Today Rockstar Games revealed the third trailer for Red Dead Redemption 2, sequel to the hit open world wild west title Red Dead Redemption which launched in 2010.
Red Dead Redemption 2 follows the story of Arthur Morgan and the Van Der Linde gang, the same gang players hunt down the remaining members of in the first Red Dead Redemption. In this new trailer a little more of each character is shown with them either riding into action on horseback or stabbing a foe on the ground.
This third trailer is the first one to show some gameplay of Red Dead Redemption 2, something that fans and critics alike have been waiting for since its announcement.

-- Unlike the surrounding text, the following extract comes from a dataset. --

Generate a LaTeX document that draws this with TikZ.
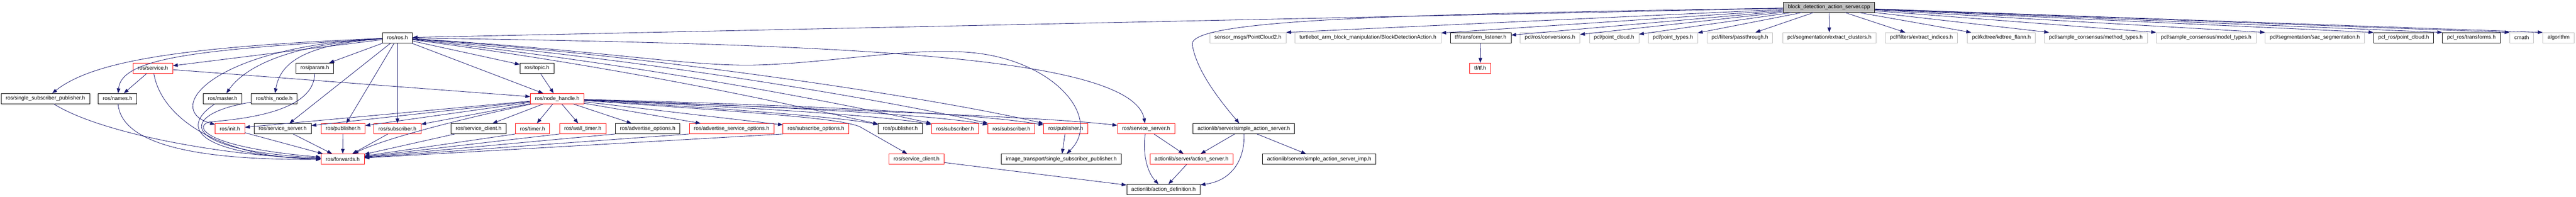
\documentclass[tikz,border=0pt]{standalone}
\usepackage{fontspec}
\setmainfont{Liberation Sans}
\usetikzlibrary{arrows.meta}
\definecolor{edgeblue}{RGB}{25,25,112}
\definecolor{grey75}{RGB}{191,191,191}
\tikzset{
	hdr/.style={draw, line width=0.75pt, inner xsep=8.6pt, inner ysep=0pt, minimum height=19pt, font=\fontsize{9.9}{11}\selectfont},
	known/.style={hdr, draw=black},
	extern/.style={hdr, draw=grey75},
	trunc/.style={hdr, draw=red},
	srcfile/.style={hdr, draw=black, fill=grey75},
	inc/.style={draw=edgeblue, line width=0.8pt, -{Triangle[length=9pt, width=6.5pt]}}
}

\begin{document}
\begin{tikzpicture}[x=0.75pt, y=-0.75pt]
		%%%%% START %%%%%
		\useasboundingbox (0, 0) rectangle (6352, 485);
		
		\node[srcfile] (root) at (4510, 18) {block\_detection\_action\_server.cpp};
		
		\node[known] (ros) at (980, 93) {ros/ros.h};
		\node[extern] (pctwo) at (3077, 93) {sensor\_msgs/PointCloud2.h};
		\node[extern] (bda) at (3373, 93) {turtlebot\_arm\_block\_manipulation/BlockDetectionAction.h};
		\node[known] (tfl) at (3651, 93) {tf/transform\_listener.h};
		\node[extern] (conv) at (3822, 93) {pcl/ros/conversions.h};
		\node[extern] (pcloud) at (3980, 93) {pcl/point\_cloud.h};
		\node[extern] (ptypes) at (4125, 93) {pcl/point\_types.h};
		\node[extern] (pass) at (4290, 93) {pcl/filters/passthrough.h};
		\node[extern] (clust) at (4511, 93) {pcl/segmentation/extract\_clusters.h};
		\node[extern] (indices) at (4738, 93) {pcl/filters/extract\_indices.h};
		\node[extern] (kdtree) at (4935, 93) {pcl/kdtree/kdtree\_flann.h};
		\node[extern] (mtypes) at (5168, 93) {pcl/sample\_consensus/method\_types.h};
		\node[extern] (motypes) at (5440, 93) {pcl/sample\_consensus/model\_types.h};
		\node[extern] (sacseg) at (5708, 93) {pcl/segmentation/sac\_segmentation.h};
		\node[known] (prpc) at (5927, 93) {pcl\_ros/point\_cloud.h};
		\node[known] (prtf) at (6094, 93) {pcl\_ros/transforms.h};
		\node[extern] (cmath) at (6218, 93) {cmath};
		\node[extern] (algo) at (6309, 93) {algorithm};
		
		\node[trunc] (service) at (377, 168) {ros/service.h};
		\node[known] (param) at (776, 168) {ros/param.h};
		\node[known] (topic) at (1324, 168) {ros/topic.h};
		\node[trunc] (tf) at (3650, 168) {tf/tf.h};
		
		\node[known] (ssp) at (112, 243) {ros/single\_subscriber\_publisher.h};
		\node[known] (names) at (290, 243) {ros/names.h};
		\node[known] (master) at (549, 243) {ros/master.h};
		\node[known] (thisnode) at (676, 243) {ros/this\_node.h};
		\node[trunc] (nh) at (1374, 243) {ros/node\_handle.h};
		
		\node[trunc] (init) at (567, 317) {ros/init.h};
		\node[known] (srvsrv) at (697, 317) {ros/service\_server.h};
		\node[trunc] (pub) at (846, 317) {ros/publisher.h};
		\node[trunc] (sub) at (980, 317) {ros/subscriber.h};
		\node[known] (srvcli) at (1180, 317) {ros/service\_client.h};
		\node[trunc] (timer) at (1313, 317) {ros/timer.h};
		\node[trunc] (wtimer) at (1437, 317) {ros/wall\_timer.h};
		\node[known] (advopt) at (1597, 317) {ros/advertise\_options.h};
		\node[trunc] (advsrvopt) at (1804, 317) {ros/advertise\_service\_options.h};
		\node[trunc] (subopt) at (2012, 317) {ros/subscribe\_options.h};
		\node[known] (pubb) at (2220, 317) {ros/publisher.h};
		\node[trunc] (subb) at (2355, 317) {ros/subscriber.h};
		\node[trunc] (subc) at (2494, 317) {ros/subscriber.h};
		\node[trunc] (pubc) at (2628, 317) {ros/publisher.h};
		\node[trunc] (srvsrvb) at (2826, 317) {ros/service\_server.h};
		\node[known] (sas) at (3067, 317) {actionlib/server/simple\_action\_server.h};
		
		\node[trunc] (fwd) at (845, 392) {ros/forwards.h};
		\node[trunc] (srvclib) at (2260, 392) {ros/service\_client.h};
		\node[known] (itssp) at (2617, 392) {image\_transport/single\_subscriber\_publisher.h};
		\node[trunc] (as) at (2938, 392) {actionlib/server/action\_server.h};
		\node[known] (sasimp) at (3253, 392) {actionlib/server/simple\_action\_server\_imp.h};
		
		\node[known] (adef) at (2869, 467) {actionlib/action\_definition.h};
		
		% from the source file
		\draw[inc] (root) -- (ros);
		\draw[inc] (root) -- (pctwo.north east);
		\draw[inc] (root) -- (bda);
		\draw[inc] (root) -- (tfl);
		\draw[inc] (root) -- (conv);
		\draw[inc] (root) -- (pcloud);
		\draw[inc] (root) -- (ptypes);
		\draw[inc] (root) -- (pass);
		\draw[inc] (root) -- (clust);
		\draw[inc] (root) -- (indices);
		\draw[inc] (root) -- (kdtree);
		\draw[inc] (root) -- (mtypes);
		\draw[inc] (root) -- (motypes.north west);
		\draw[inc] (root) -- (sacseg.north west);
		\draw[inc] (root) -- (prpc.north west);
		\draw[inc] (root) -- (prtf.north west);
		\draw[inc] (root) -- (cmath.north west);
		\draw[inc] (root) -- (algo.north west);
		\draw[inc] (root) .. controls (3500, 35) and (2930, 45) .. (2940, 110) .. controls (2950, 175) and (3010, 250) .. (sas);
		
		\draw[inc] (tfl) -- (tf);
		
		% ros/ros.h
		\draw[inc] (ros) .. controls (450, 115) and (230, 150) .. (ssp);
		\draw[inc] (ros) .. controls (500, 122) and (300, 140) .. (names);
		\draw[inc] (ros) -- (service);
		\draw[inc] (ros) .. controls (520, 115) and (400, 270) .. (init);
		\draw[inc] (ros) .. controls (700, 110) and (600, 170) .. (master);
		\draw[inc] (ros) .. controls (740, 110) and (690, 160) .. (thisnode);
		\draw[inc] (ros) -- (param);
		\draw[inc] (ros) -- (srvsrv);
		\draw[inc] (ros) -- (pub);
		\draw[inc] (ros) -- (sub);
		\draw[inc] (ros) -- (topic);
		\draw[inc] (ros) -- (nh);
		\draw[inc] (ros) .. controls (1600, 175) and (2000, 270) .. (pubb);
		\draw[inc] (ros) .. controls (1600, 160) and (2100, 260) .. (subb);
		\draw[inc] (ros) .. controls (1600, 145) and (2200, 250) .. (subc);
		\draw[inc] (ros) .. controls (1600, 135) and (2300, 240) .. (pubc);
		\draw[inc] (ros) .. controls (2000, 108) and (2790, 130) .. (srvsrvb);
		\draw[inc] (ros) .. controls (1500, 125) and (1700, 165) .. (1870, 160) .. controls (2050, 155) and (2250, 115) .. (2400, 130) .. controls (2600, 150) and (2720, 290) .. (itssp);
		
		% ros/node_handle.h
		\draw[inc] (nh) -- (init);
		\draw[inc] (nh) -- (srvsrv);
		\draw[inc] (nh) -- (pub);
		\draw[inc] (nh) -- (sub);
		\draw[inc] (nh) -- (srvcli);
		\draw[inc] (nh) -- (timer);
		\draw[inc] (nh) -- (wtimer);
		\draw[inc] (nh) -- (advopt);
		\draw[inc] (nh) -- (advsrvopt);
		\draw[inc] (nh) -- (subopt);
		\draw[inc] (nh) .. controls (1150, 290) and (950, 340) .. (fwd);
		\draw[inc] (nh) .. controls (1700, 262) and (2050, 285) .. (pubb);
		\draw[inc] (nh) .. controls (1700, 258) and (2150, 280) .. (subb);
		\draw[inc] (nh) .. controls (1700, 255) and (2250, 275) .. (subc);
		\draw[inc] (nh) .. controls (1700, 252) and (2350, 270) .. (pubc);
		\draw[inc] (nh) .. controls (1900, 280) and (2070, 292) .. (2120, 312) -- (srvclib);
		\draw[inc] (nh) .. controls (1900, 265) and (2550, 285) .. (srvsrvb);
		
		% the rest of ros/
		\draw[inc] (service) -- (names);
		\draw[inc] (service) -- (nh);
		\draw[inc] (topic) -- (nh);
		\draw[inc] (service) .. controls (400, 300) and (560, 390) .. (fwd);
		\draw[inc] (ssp) .. controls (250, 330) and (560, 385) .. (fwd);
		\draw[inc] (names) .. controls (300, 360) and (500, 395) .. (fwd);
		\draw[inc] (master) .. controls (420, 330) and (540, 385) .. (fwd);
		\draw[inc] (thisnode) .. controls (440, 280) and (430, 370) .. (fwd);
		\draw[inc] (param) .. controls (775, 270) and (620, 292) .. (520, 300) .. controls (480, 305) and (480, 360) .. (fwd);
		\draw[inc] (init) -- (fwd);
		\draw[inc] (srvsrv) -- (fwd);
		\draw[inc] (pub) -- (fwd);
		\draw[inc] (sub) -- (fwd);
		\draw[inc] (srvcli) -- (fwd);
		\draw[inc] (timer.south west) -- (fwd);
		\draw[inc] (wtimer.south west) -- (fwd);
		\draw[inc] (advopt.south west) -- (fwd);
		\draw[inc] (advsrvopt.south west) -- (fwd);
		\draw[inc] (subopt.south west) -- (fwd);
		
		% actionlib and image_transport
		\draw[inc] (pubc) -- (itssp);
		\draw[inc] (srvclib) -- (adef);
		\draw[inc] (srvsrvb) -- (as);
		\draw[inc] (srvsrvb) .. controls (2818, 370) and (2825, 420) .. (adef);
		\draw[inc] (sas) -- (as);
		\draw[inc] (sas) .. controls (3070, 390) and (3040, 445) .. (adef);
		\draw[inc] (sas) -- (sasimp);
		\draw[inc] (as) -- (adef);
		
		%%%%% END %%%%%
\end{tikzpicture}
\end{document}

The visuals look stunning, as would be expected from a Rockstar game after how well Grand Theft Auto 5 still looks this long after launch.
A young John Marston, protagonist of the first game, can be seen being held by someone, fresh wounds on his face that players know so well as his scars later in life. It’s likely that players will see the adoption of Marston into the gang, commiting the various crimes that land him in the position he’s in when players first met him.

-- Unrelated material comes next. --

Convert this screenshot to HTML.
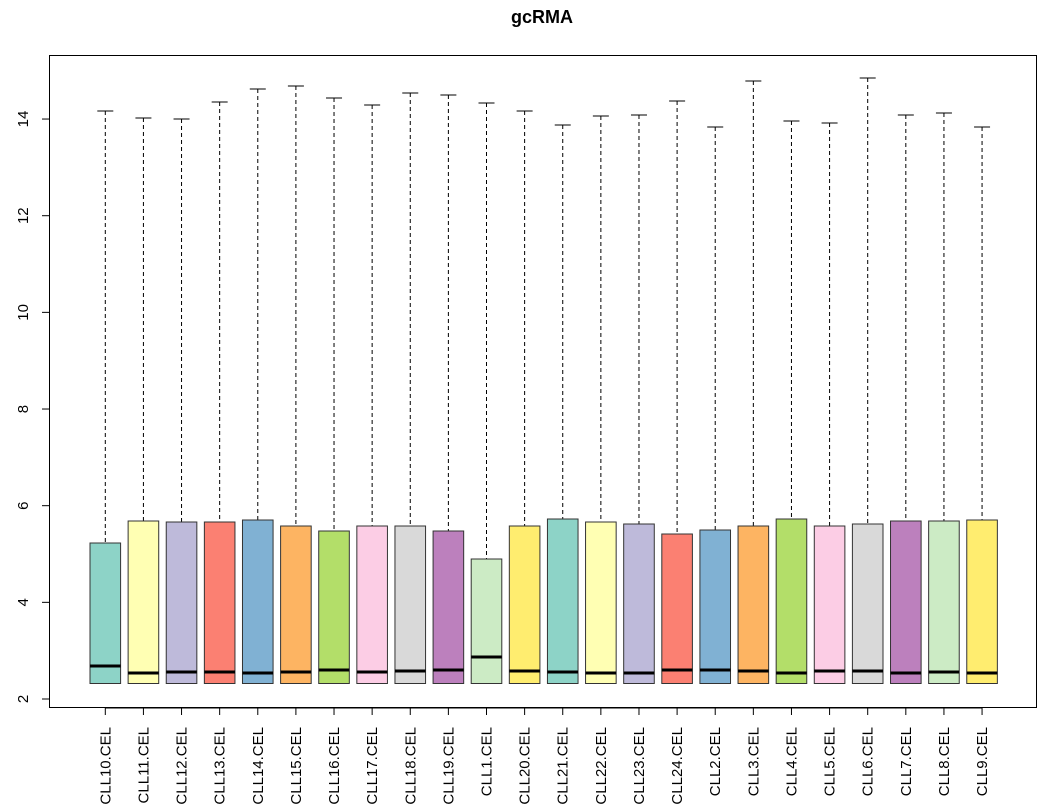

The world looks to be as full as that of Grand Theft Auto 5, through with the obvious setting change. There are still random encounters to be had with wagons in need of assistance, as well as entire crowds of people filling each and every town.
With more details should come more activities, if Grand Theft Auto 5 is anything to go by. The first game had encounters with strangers all around the game world, but Grand Theft Auto 5 introduced strangers with ongoing quests that last the rest of the game. The inclusion of these would certainly put Red Dead Redemption 2 in the runnings to overtake Grand Theft Auto 5 in popularity.
There were no details about the online variant of Red Dead Redemption 2 shown, but it should be safe to say that it will use the same game world to bring players together like never before. With Grand Theft Auto Online still generating money for Rockstar Games and Take-Two Interactive there will be some form of monetisation, the question is how deep and expensive that monetisation will be.